Of all of the films I’ve watched at Fantasia, Ava’s Possessions probably has the best commercial prospects with mainstream audiences. To hardcore enthusiasts, this may not be enough to satisfy them, but for those who like their horror with a side of comedy (think Ghostbusters, only less funny) and prefer to gore quotient dialled way down, this is a good option. The film looks decent-for-independent-film (minus some sketchy city skyline tracking shots) and has a relatively straightforward investigative plot. Plus it features a bevy of well-known B/C listers that everyday audiences will enjoy identifying as “hey, that guy”, including Deborah Rush and William Sadler as Ava’s parents, Carol Kane as a kooky magic shop owner, Damages‘ Zachary Booth as Ava’s future brother-in-law and Dan Fogler as her begrudged lawyer.
In truth, though, this is Krause’s show. Ava is in every frame and we follow her diligently as she attempts to piece her life back together. Over time the film loses some of its comedic energy to take on a more serious note as Ava realizes she may be involved in a murder plot. It’s here that the film goes off the rails a little. Sure it allows Orange Is The New Black‘s Alysia Reiner an opportunity to play a disgruntled prostitute with GIANT earrings, but the denouement feels like the film mistakenly decided its red herring plot line was more interesting than its possession plot. In this sense a tighter grip on the narrative and meatier roles for Ava’s family (mostly sidelined in the later parts of the film) and Ava’s kooky support group friend, Hazel (scene stealer Annabelle Dexter-Jones) might have been a better choice.
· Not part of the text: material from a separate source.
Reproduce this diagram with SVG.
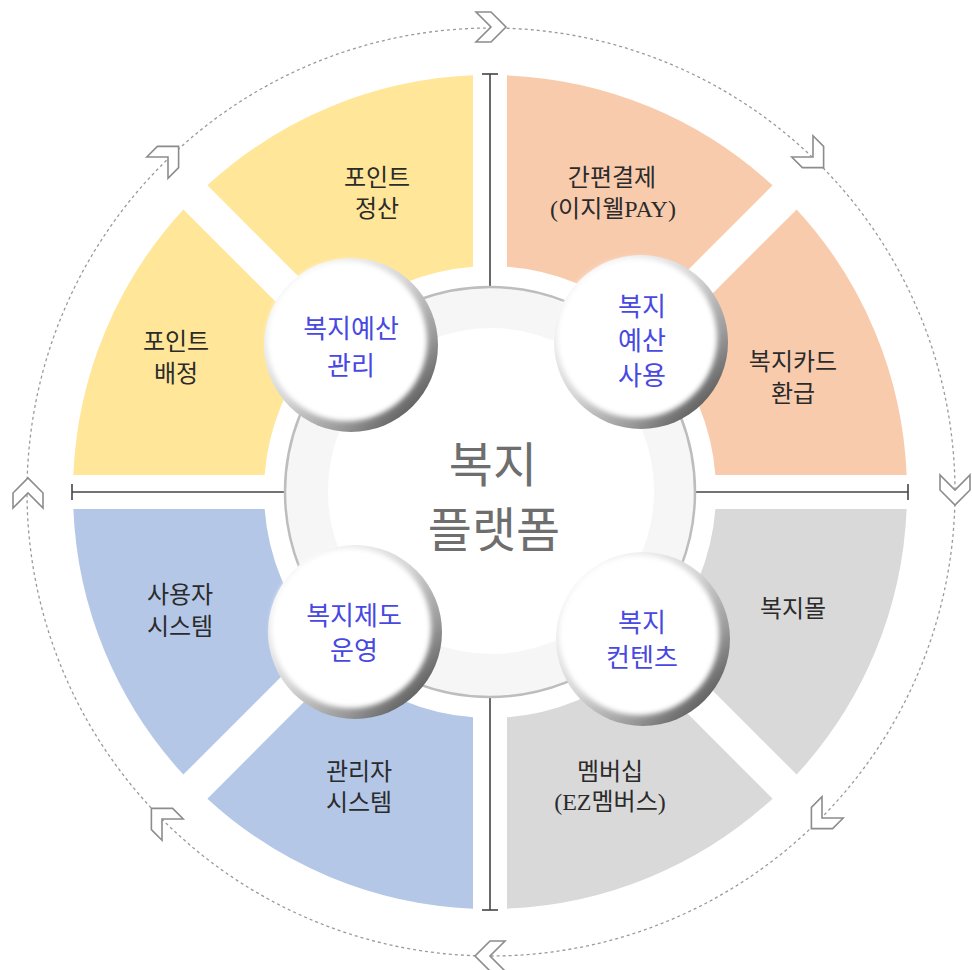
<svg xmlns="http://www.w3.org/2000/svg" width="972" height="970" viewBox="0 0 972 970">
<style>
.lbl{font-family:"Liberation Serif","Noto Sans CJK KR",serif;font-size:24px;fill:#2b2b2b;text-anchor:middle}
.sph{font-family:"Noto Sans CJK KR","Noto Sans",sans-serif;font-size:26px;fill:#4848e2;text-anchor:middle}
.ctr{font-family:"Noto Sans CJK KR","Noto Sans",sans-serif;font-size:48px;fill:#6e6e6e;text-anchor:middle}
.chev{fill:#fff;stroke:#8c8c8c;stroke-width:1.6;stroke-linejoin:miter}
.axis{stroke:#444;stroke-width:1.6;fill:none}
</style>
<defs>
<polygon id="chev" class="chev" points="-15,-15 0,-15 15,0 0,15 -15,15 0,0"/>
<linearGradient id="rim" x1="0.15" y1="0.15" x2="0.85" y2="0.85">
<stop offset="0" stop-color="#f4f4f4"/>
<stop offset="0.45" stop-color="#d6d6d6"/>
<stop offset="0.8" stop-color="#9a9a9a"/>
<stop offset="1" stop-color="#666"/>
</linearGradient>
<filter id="soft" x="-20%" y="-20%" width="140%" height="140%"><feGaussianBlur stdDeviation="2.5"/></filter>
<g id="ball">
<circle r="87" fill="url(#rim)"/>
<circle cx="-4" cy="-4" r="80" fill="#fff" filter="url(#soft)"/>
</g>
</defs>
<rect width="972" height="970" fill="#fff"/>

<g id="cycle">
<circle cx="491" cy="492" r="464" fill="none" stroke="#9a9a9a" stroke-width="1.3" stroke-dasharray="3 3"/>
<use href="#chev" transform="translate(491,27)"/>
<use href="#chev" transform="translate(813,157) rotate(45)"/>
<use href="#chev" transform="translate(955,490) rotate(90)"/>
<use href="#chev" transform="translate(822,818) rotate(135)"/>
<use href="#chev" transform="translate(490,956) rotate(180)"/>
<use href="#chev" transform="translate(162,819) rotate(225)"/>
<use href="#chev" transform="translate(28,493) rotate(270)"/>
<use href="#chev" transform="translate(168,157) rotate(315)"/>
</g>

<g id="sector-point-settle">
<path d="M473,75.35 A417,417 0 0 0 207.40,185.36 L342.67,320.63 A226,226 0 0 1 473,266.64 Z" fill="#ffe699"/>
<text class="lbl" x="377" y="186">포인트</text>
<text class="lbl" x="377" y="217">정산</text>
</g>
<g id="sector-point-assign">
<path d="M183.36,209.40 A417,417 0 0 0 73.35,475 L264.64,475 A226,226 0 0 1 318.63,344.67 Z" fill="#ffe699"/>
<text class="lbl" x="176" y="350">포인트</text>
<text class="lbl" x="176" y="382">배정</text>
</g>
<g id="sector-easy-pay">
<path d="M507,75.35 A417,417 0 0 1 772.60,185.36 L637.33,320.63 A226,226 0 0 0 507,266.64 Z" fill="#f8cbad"/>
<text class="lbl" x="612" y="186">간편결제</text>
<text class="lbl" x="613" y="217">(이지웰PAY)</text>
</g>
<g id="sector-card-refund">
<path d="M796.64,209.40 A417,417 0 0 1 906.65,475 L715.36,475 A226,226 0 0 0 661.37,344.67 Z" fill="#f8cbad"/>
<text class="lbl" x="793" y="370">복지카드</text>
<text class="lbl" x="793" y="402">환급</text>
</g>
<g id="sector-user-system">
<path d="M183.36,774.60 A417,417 0 0 1 73.35,509 L264.64,509 A226,226 0 0 0 318.63,639.33 Z" fill="#b4c7e7"/>
<text class="lbl" x="180" y="603">사용자</text>
<text class="lbl" x="180" y="635">시스템</text>
</g>
<g id="sector-admin-system">
<path d="M473,908.65 A417,417 0 0 1 207.40,798.64 L342.67,663.37 A226,226 0 0 0 473,717.36 Z" fill="#b4c7e7"/>
<text class="lbl" x="359" y="780">관리자</text>
<text class="lbl" x="359" y="811">시스템</text>
</g>
<g id="sector-mall">
<path d="M796.64,774.60 A417,417 0 0 0 906.65,509 L715.36,509 A226,226 0 0 1 661.37,639.33 Z" fill="#d9d9d9"/>
<text class="lbl" x="793" y="617">복지몰</text>
</g>
<g id="sector-membership">
<path d="M507,908.65 A417,417 0 0 0 772.60,798.64 L637.33,663.37 A226,226 0 0 1 507,717.36 Z" fill="#d9d9d9"/>
<text class="lbl" x="610" y="780">멤버십</text>
<text class="lbl" x="610" y="810">(EZ멤버스)</text>
</g>

<g id="connectors">
<line class="axis" x1="490" y1="74" x2="490" y2="910"/>
<line class="axis" x1="482" y1="74" x2="498" y2="74"/>
<line class="axis" x1="482" y1="910" x2="498" y2="910"/>
<line class="axis" x1="72" y1="492" x2="908" y2="492"/>
<line class="axis" x1="72" y1="484" x2="72" y2="500"/>
<line class="axis" x1="908" y1="484" x2="908" y2="500"/>
</g>

<g id="center">
<circle cx="490" cy="492" r="205" fill="#f6f6f6" stroke="#bdbdbd" stroke-width="2.5"/>
<circle cx="491" cy="491" r="163" fill="#fff"/>
<text class="ctr" x="493" y="482">복지</text>
<text class="ctr" x="494" y="547">플랫폼</text>
</g>

<g id="hub-budget-mgmt">
<use href="#ball" transform="translate(351,345)"/>
<text class="sph" x="351" y="338">복지예산</text>
<text class="sph" x="351" y="375">관리</text>
</g>
<g id="hub-budget-use">
<use href="#ball" transform="translate(641,342)"/>
<text class="sph" x="642" y="316">복지</text>
<text class="sph" x="642" y="350">예산</text>
<text class="sph" x="642" y="385">사용</text>
</g>
<g id="hub-operation">
<use href="#ball" transform="translate(355,632)"/>
<text class="sph" x="354" y="625">복지제도</text>
<text class="sph" x="354" y="660">운영</text>
</g>
<g id="hub-contents">
<use href="#ball" transform="translate(643,639)"/>
<text class="sph" x="642" y="632">복지</text>
<text class="sph" x="642" y="667">컨텐츠</text>
</g>
</svg>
All in all, though, Ava’s Possession is a fun, amusing film. It’s unusual take on demonic possession makes good use of the premise’s narrative potential and the comedy friendly execution is palatable for fans of light-hearted horror. It has good potential for a decent shelf life on VOD and I expect that’s where audiences will see it in the near future.
The film plays next at the Fantasy FilmFest in Germany Aug 5.